** The task **
Would you copy the records below, exactly and only from their first line through the line containing "ax.yaxis.set_minor_locator(MultipleLocator(10))", without any pictures?

** Supplied material **
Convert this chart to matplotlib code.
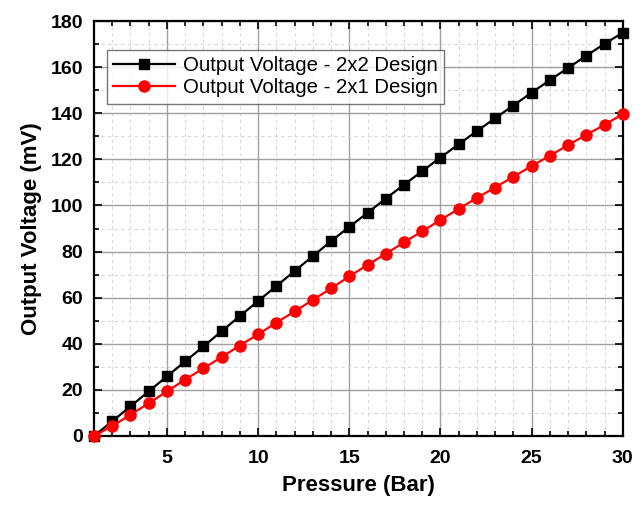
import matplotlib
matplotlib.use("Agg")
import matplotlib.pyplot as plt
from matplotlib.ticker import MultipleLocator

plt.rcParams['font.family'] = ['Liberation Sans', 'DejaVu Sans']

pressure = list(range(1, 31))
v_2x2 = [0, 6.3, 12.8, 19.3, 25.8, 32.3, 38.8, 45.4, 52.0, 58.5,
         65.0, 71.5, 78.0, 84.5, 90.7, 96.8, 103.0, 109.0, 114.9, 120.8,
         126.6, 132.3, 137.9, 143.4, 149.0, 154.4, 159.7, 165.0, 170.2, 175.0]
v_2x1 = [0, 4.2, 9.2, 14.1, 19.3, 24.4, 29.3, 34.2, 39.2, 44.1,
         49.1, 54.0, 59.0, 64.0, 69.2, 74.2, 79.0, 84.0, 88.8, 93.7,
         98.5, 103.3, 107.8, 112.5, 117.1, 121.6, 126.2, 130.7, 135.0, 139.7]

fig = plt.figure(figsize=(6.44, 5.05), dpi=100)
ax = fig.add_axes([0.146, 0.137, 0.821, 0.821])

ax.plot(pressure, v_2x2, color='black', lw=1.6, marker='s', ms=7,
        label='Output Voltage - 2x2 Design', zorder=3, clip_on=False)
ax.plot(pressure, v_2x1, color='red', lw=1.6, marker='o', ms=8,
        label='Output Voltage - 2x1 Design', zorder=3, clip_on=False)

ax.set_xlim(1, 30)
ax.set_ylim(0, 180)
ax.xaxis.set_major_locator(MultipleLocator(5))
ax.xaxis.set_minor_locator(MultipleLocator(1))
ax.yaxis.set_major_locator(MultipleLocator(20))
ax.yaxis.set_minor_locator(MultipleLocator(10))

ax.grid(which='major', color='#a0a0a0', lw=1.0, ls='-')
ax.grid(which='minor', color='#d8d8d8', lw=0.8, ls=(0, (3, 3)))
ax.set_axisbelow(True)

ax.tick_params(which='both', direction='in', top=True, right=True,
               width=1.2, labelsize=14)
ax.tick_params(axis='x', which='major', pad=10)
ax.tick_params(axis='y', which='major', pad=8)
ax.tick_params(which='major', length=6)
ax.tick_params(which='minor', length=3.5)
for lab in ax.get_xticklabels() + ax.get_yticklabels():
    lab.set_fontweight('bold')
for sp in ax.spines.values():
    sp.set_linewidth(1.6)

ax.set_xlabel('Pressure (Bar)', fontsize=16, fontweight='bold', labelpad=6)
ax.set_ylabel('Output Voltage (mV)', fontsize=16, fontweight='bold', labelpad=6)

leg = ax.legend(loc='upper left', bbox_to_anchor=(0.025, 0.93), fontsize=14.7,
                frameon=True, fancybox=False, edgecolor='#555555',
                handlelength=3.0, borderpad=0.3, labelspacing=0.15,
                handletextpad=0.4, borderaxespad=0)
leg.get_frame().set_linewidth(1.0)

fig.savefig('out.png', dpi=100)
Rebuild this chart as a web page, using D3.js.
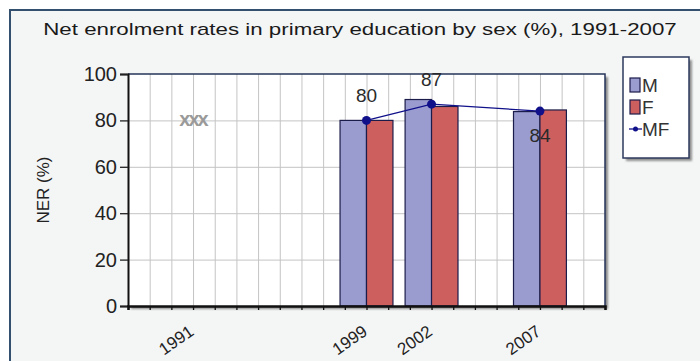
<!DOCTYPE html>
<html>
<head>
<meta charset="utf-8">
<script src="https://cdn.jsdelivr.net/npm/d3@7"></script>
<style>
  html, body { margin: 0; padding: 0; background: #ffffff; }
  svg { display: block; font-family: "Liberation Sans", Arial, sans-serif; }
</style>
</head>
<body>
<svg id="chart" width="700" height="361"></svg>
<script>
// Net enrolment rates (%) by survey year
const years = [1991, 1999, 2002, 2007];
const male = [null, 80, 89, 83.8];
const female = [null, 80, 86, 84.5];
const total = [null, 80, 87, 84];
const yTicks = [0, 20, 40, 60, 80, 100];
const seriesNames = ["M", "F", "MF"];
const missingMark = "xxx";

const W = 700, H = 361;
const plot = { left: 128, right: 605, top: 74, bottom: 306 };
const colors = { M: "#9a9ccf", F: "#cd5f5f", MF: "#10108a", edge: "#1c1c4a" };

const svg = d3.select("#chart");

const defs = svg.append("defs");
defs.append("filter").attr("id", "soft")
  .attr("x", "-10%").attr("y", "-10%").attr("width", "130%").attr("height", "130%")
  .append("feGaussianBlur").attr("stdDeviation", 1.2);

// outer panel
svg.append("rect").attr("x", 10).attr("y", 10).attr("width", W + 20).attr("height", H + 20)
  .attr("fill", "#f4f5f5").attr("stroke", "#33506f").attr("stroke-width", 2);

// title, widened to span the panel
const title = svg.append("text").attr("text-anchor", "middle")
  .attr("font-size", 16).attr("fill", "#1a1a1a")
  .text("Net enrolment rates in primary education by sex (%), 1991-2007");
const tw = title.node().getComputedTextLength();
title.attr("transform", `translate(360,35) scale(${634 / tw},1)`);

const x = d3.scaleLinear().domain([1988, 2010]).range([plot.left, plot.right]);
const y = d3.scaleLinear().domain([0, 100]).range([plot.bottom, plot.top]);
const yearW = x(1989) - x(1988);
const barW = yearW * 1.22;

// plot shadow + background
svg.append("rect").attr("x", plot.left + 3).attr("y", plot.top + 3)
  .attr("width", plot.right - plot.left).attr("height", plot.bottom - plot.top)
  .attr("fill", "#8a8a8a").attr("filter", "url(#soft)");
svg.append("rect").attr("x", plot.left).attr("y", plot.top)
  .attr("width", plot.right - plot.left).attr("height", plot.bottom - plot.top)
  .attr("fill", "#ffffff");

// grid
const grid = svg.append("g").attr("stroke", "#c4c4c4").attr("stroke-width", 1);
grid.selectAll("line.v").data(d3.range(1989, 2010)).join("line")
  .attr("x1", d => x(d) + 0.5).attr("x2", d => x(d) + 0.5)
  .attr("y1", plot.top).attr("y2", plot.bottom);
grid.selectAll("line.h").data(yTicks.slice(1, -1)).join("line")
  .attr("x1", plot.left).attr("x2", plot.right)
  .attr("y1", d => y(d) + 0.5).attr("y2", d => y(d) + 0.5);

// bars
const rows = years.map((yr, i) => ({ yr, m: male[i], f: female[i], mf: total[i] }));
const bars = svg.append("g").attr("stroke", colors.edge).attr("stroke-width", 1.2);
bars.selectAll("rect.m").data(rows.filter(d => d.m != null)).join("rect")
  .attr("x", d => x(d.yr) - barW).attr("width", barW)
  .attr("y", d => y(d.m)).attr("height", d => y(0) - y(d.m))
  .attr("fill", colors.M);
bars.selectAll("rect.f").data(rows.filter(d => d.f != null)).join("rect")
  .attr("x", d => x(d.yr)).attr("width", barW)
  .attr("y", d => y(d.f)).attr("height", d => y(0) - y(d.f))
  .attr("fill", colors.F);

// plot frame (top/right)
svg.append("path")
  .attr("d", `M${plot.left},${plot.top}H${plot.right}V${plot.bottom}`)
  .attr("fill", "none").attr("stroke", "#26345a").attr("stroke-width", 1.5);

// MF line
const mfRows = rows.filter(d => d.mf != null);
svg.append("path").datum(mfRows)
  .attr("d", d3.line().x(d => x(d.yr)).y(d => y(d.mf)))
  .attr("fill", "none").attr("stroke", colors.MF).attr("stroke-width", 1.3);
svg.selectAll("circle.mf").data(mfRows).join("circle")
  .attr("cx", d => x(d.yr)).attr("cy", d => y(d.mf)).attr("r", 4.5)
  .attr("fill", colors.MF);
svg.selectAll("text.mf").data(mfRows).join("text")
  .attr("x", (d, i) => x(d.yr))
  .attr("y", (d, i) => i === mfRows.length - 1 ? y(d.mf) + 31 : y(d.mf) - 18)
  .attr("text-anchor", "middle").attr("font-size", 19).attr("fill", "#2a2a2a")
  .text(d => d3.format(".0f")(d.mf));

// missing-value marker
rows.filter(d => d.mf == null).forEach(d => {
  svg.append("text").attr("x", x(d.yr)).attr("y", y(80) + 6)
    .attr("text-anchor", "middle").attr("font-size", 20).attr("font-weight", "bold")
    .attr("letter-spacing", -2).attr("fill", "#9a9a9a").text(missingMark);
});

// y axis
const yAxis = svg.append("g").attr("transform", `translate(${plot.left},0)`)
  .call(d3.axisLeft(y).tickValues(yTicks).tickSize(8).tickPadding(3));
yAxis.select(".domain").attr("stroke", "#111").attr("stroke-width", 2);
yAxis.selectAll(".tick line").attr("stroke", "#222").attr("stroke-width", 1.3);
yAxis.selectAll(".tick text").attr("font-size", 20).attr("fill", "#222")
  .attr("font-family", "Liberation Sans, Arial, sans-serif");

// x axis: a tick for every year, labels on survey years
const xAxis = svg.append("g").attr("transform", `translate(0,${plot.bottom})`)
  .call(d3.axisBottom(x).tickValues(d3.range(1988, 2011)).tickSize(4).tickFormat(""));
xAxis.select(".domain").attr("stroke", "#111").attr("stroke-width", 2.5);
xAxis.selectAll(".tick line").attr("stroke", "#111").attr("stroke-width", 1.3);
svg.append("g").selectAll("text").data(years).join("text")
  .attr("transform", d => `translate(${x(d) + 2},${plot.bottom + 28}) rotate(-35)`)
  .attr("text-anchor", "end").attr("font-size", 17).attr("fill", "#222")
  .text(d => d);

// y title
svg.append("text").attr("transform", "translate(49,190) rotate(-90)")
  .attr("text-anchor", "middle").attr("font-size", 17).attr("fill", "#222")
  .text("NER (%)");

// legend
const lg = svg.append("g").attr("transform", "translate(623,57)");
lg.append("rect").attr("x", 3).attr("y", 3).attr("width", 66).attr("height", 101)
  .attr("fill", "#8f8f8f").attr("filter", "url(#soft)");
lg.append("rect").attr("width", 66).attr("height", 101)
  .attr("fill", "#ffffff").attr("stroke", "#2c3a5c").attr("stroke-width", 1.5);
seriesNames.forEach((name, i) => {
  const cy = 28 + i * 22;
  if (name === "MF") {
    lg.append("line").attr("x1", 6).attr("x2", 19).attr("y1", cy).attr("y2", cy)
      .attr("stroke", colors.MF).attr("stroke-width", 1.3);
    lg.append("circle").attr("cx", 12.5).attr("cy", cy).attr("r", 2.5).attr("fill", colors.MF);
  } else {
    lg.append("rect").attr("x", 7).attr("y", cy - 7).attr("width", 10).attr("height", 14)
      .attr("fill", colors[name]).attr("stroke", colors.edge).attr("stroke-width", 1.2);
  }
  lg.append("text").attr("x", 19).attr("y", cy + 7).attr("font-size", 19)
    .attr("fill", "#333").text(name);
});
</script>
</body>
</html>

** Solution for this task **
Convert this chart to matplotlib code.
import matplotlib
matplotlib.use("Agg")
import matplotlib.pyplot as plt
from matplotlib.ticker import MultipleLocator

plt.rcParams['font.family'] = ['Liberation Sans', 'DejaVu Sans']

pressure = list(range(1, 31))
v_2x2 = [0, 6.3, 12.8, 19.3, 25.8, 32.3, 38.8, 45.4, 52.0, 58.5,
         65.0, 71.5, 78.0, 84.5, 90.7, 96.8, 103.0, 109.0, 114.9, 120.8,
         126.6, 132.3, 137.9, 143.4, 149.0, 154.4, 159.7, 165.0, 170.2, 175.0]
v_2x1 = [0, 4.2, 9.2, 14.1, 19.3, 24.4, 29.3, 34.2, 39.2, 44.1,
         49.1, 54.0, 59.0, 64.0, 69.2, 74.2, 79.0, 84.0, 88.8, 93.7,
         98.5, 103.3, 107.8, 112.5, 117.1, 121.6, 126.2, 130.7, 135.0, 139.7]

fig = plt.figure(figsize=(6.44, 5.05), dpi=100)
ax = fig.add_axes([0.146, 0.137, 0.821, 0.821])

ax.plot(pressure, v_2x2, color='black', lw=1.6, marker='s', ms=7,
        label='Output Voltage - 2x2 Design', zorder=3, clip_on=False)
ax.plot(pressure, v_2x1, color='red', lw=1.6, marker='o', ms=8,
        label='Output Voltage - 2x1 Design', zorder=3, clip_on=False)

ax.set_xlim(1, 30)
ax.set_ylim(0, 180)
ax.xaxis.set_major_locator(MultipleLocator(5))
ax.xaxis.set_minor_locator(MultipleLocator(1))
ax.yaxis.set_major_locator(MultipleLocator(20))
ax.yaxis.set_minor_locator(MultipleLocator(10))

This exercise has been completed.